A Hell of a Woman

by Jim Thompson

I told her the world was full of nice people. I’d have hated to try to prove it to her, but I said it, anyway.

Dolly, a man who’s been mistreated by life and can never catch an even break, hustles through his life as a bottom rung door-to-door salesman in a white trash world when he stumbles across a deadbeat old woman willing to trade her niece’s sexual favors for some hokey merchandise. Dolly’s in the room with girl before he knows what’s happening and comforts her instead of taking advantage of her. She falls for him and soon lets slip that her aunt is sitting on a huge pile of cash in their rundown house.

Dolly sets up a plan to kill the old woman with the niece’s help and puts a fall guy in place, but his hapless planning, his constant second-guessing and his inability to accept any responsibility for anything is a disaster in the making. As his life crumbles around him he can’t do anything but complain about never getting a fair shake.

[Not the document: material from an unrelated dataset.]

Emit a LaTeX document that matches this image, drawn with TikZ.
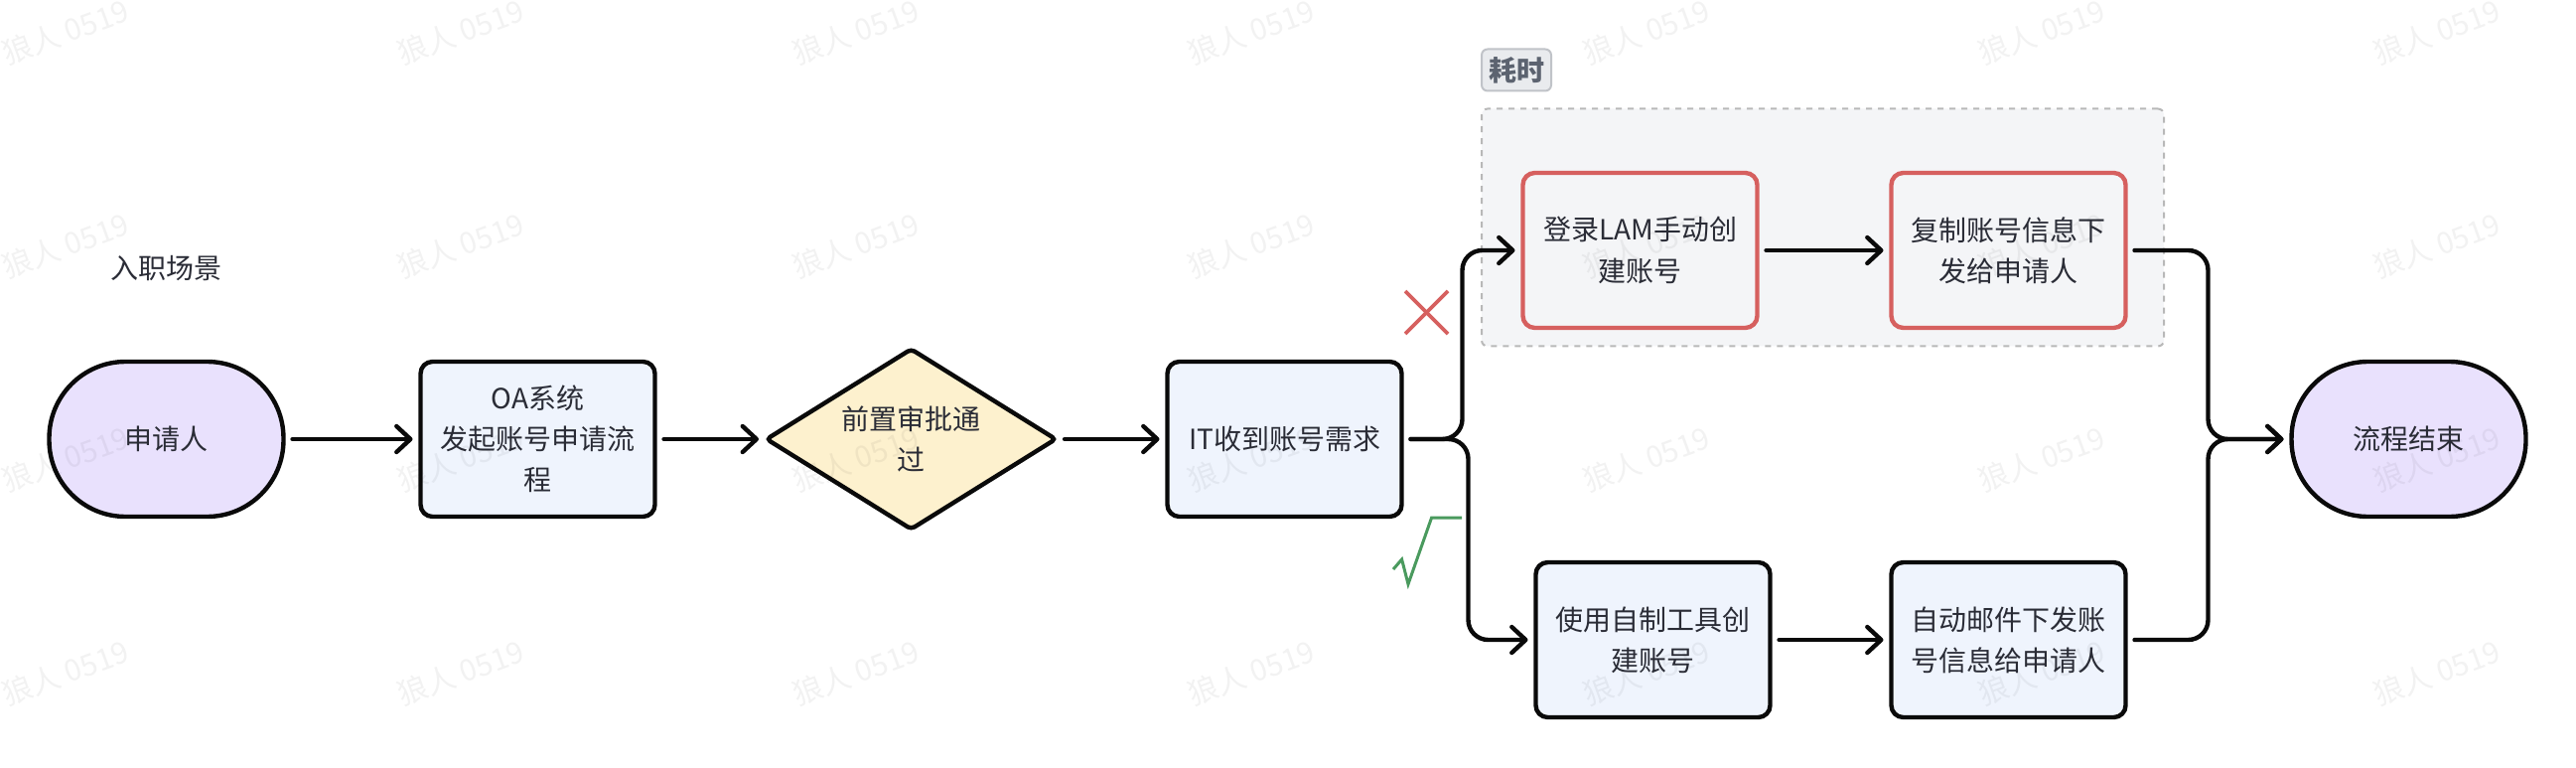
\documentclass[tikz,border=0pt]{standalone}
\usepackage{fontspec}
\setmainfont{Noto Sans CJK SC}
\usetikzlibrary{arrows.meta,shapes,positioning,backgrounds}
\definecolor{inkline}{HTML}{0A0A0A}
\definecolor{inktext}{HTML}{2A2C36}
\definecolor{fillpill}{HTML}{E9E1FD}
\definecolor{fillbox}{HTML}{EFF4FD}
\definecolor{fillgate}{HTML}{FDF1CE}
\definecolor{fillgroup}{HTML}{F4F5F7}
\definecolor{filltag}{HTML}{E9EBEE}
\definecolor{drawtag}{HTML}{C0C3C8}
\definecolor{texttag}{HTML}{5C6370}
\definecolor{redmark}{HTML}{D6605F}
\definecolor{greenmark}{HTML}{4A9A5E}
\tikzset{
  every picture/.style = {
    >={Straight Barb[length=7pt,width=13pt,round]},
  }
  ,
  state/.style = {
    rectangle,
    align = center,
    text = inktext,
    font = \fontsize{14}{20.6}\selectfont,
    draw = inkline,
    line width = 2.2pt,
    inner sep = 0pt,
    outer sep = 0pt,
    minimum width = 118pt,
    minimum height = 78pt
  }
  ,
  state-pill/.style = {
    state,
    fill = fillpill,
    rounded corners = 38.5pt
  }
  ,
  state-box/.style = {
    state,
    fill = fillbox,
    rounded corners = 6pt
  }
  ,
  state-red/.style = {
    state,
    fill = fillgroup,
    draw = redmark,
    rounded corners = 6pt
  }
  ,
  state-gate/.style = {
    state,
    diamond,
    aspect = 1.6,
    fill = fillgate,
    rounded corners = 2pt,
    minimum width = 145.5pt,
    minimum height = 90.5pt
  }
  , % dashed area behind the slow path
  group-box/.style = {
    rectangle,
    fill = fillgroup,
    draw = black!28,
    dashed,
    line width = 1pt,
    rounded corners = 3pt,
    outer sep = 0pt,
    minimum width = 343.5pt,
    minimum height = 119.5pt
  }
  ,
  label-tag/.style = {
    rectangle,
    fill = filltag,
    draw = drawtag,
    text = texttag,
    font = \fontsize{14}{20}\selectfont\bfseries,
    line width = 1pt,
    rounded corners = 3pt,
    inner sep = 0pt,
    outer sep = 0pt,
    minimum width = 35pt,
    minimum height = 21pt
  }
  ,
  label-note/.style = {
    text = inktext,
    font = \fontsize{14}{20}\selectfont,
    inner sep = 0pt
  }
  ,
  label-mark/.style = {
    text = black,
    opacity = .05,
    font = \fontsize{15}{18}\selectfont,
    rotate = 20,
    inner sep = 0pt
  }
  ,
  flow/.style = {
    ->,
    draw = inkline,
    line width = 2.2pt,
    line cap = round,
    shorten < = 4.5pt,
    shorten > = 4pt
  }
  ,
  flow-bend/.style = {
    flow,
    rounded corners = 10pt
  }
}

\begin{document}
\begin{tikzpicture}
\useasboundingbox (0,0) rectangle (1297pt,386pt);

\node [state-pill] (applicant) at (83.75pt,165pt) {申请人};
\node [label-note, above = 40.5pt of applicant] (scene) {入职场景};
\node [state-box, right = 69pt of applicant] (oa) {OA系统\\发起账号申请流\\程};
\node [state-gate, right = 56.25pt of oa] (gate) {前置审批通\\过};
\node [state-box, right = 56.25pt of gate] (it) {IT收到账号需求};
\node [state-red, right = 61pt of it, yshift = 95pt] (manual) {登录LAM手动创\\建账号};
\node [state-red, right = 67.5pt of manual] (copy) {复制账号信息下\\发给申请人};
\node [state-box, right = 67.5pt of it, yshift = -101pt] (tool) {使用自制工具创\\建账号};
\node [state-box, right = 61pt of tool] (mail) {自动邮件下发账\\号信息给申请人};
\node [state-pill, right = 448pt of it] (done) {流程结束};

\begin{scope}[on background layer]
\node [group-box, anchor = south west, xshift = -20.75pt, yshift = -9.25pt] (group) at (manual.south west) {};
\end{scope}
\node [label-tag, anchor = south west, yshift = 9pt] (slow) at (group.north west) {耗时};

\path (applicant) edge[flow] (oa);
\path (oa) edge[flow] (gate);
\path (gate) edge[flow] (it);
\path (manual) edge[flow] (copy);
\path (tool) edge[flow] (mail);

\draw [flow-bend] (it.east) -- ++(30.5pt,0) |- (manual.west);
\draw [flow-bend] (it.east) -- ++(33.5pt,0) |- (tool.west);
\draw [flow-bend] (copy.east) -- ++(41.5pt,0) |- (done.west);
\draw [flow-bend] (mail.east) -- ++(41.5pt,0) |- (done.west);

% hand drawn marks
\draw [redmark, line width = 1.8pt] (707.5pt,239.5pt) -- (729pt,218pt);
\draw [redmark, line width = 1.8pt] (707.5pt,218pt) -- (729pt,239.5pt);
\draw [greenmark, line width = 1.5pt] (701.5pt,99.5pt) -- (705.8pt,104.5pt) -- (709pt,92pt) -- (720.8pt,125.5pt) -- (736pt,125.5pt);

% watermark over everything
\foreach \i in {0,...,6} {
  \foreach \j in {0,...,3} {
    \node [label-mark] (mark-\i-\j) at ({33pt+\i*199pt},{370pt-\j*107.5pt}) {狼人 0519};
  }
}
\end{tikzpicture}
\end{document}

Despite Black Lizard’s blurb calling this book a “homegrown version of Dostoyevsky’s Crime and Punishment, there’s little to no similarity between the two main characters, the motives for the crimes or their supporting thought processes. Actually, someone over at Black Lizard should probably be slapped for that comparison—it sounds good, it’s just not remotely true.

But this is an excellent book. It’s refreshing to see a dark crime story heavily involving women where they aren’t the real villains or instigators. Dolly’s a piece of work, a character who blames the world for everything while his own stupidly selfish motives and laziness dig him a deeper and deeper hole in whatever he’s doing. At no point do we want him to succeed, and Thompson serves it up properly by giving us a story of what happened, then offering recaps from Dolly’s perspective about the same circumstances that make it look as if he was just a victim and it’s someone else’s fault (I have a childhood friend who grew up to be like this).

The read is fast and dirty, and it likely will strike chords while drawing parallels to people you know, because the characteristics of Dolly aren’t at all rare. It’s a train wreck of a situation, and you can’t help but hold on to your empty beer can as the ride rockets to its inevitable conclusion.

You won’t go wrong reading this and will probably learn a few things about yourself, mostly in the vein of what not to do. It may be a blatantly obvious lesson, but it’s one we all need from time to time as we stumble about a world with odds stacked against us.

Lonesome, he said. The man said I looked lonesome. And I had all kinds of company. All kinds. All dead.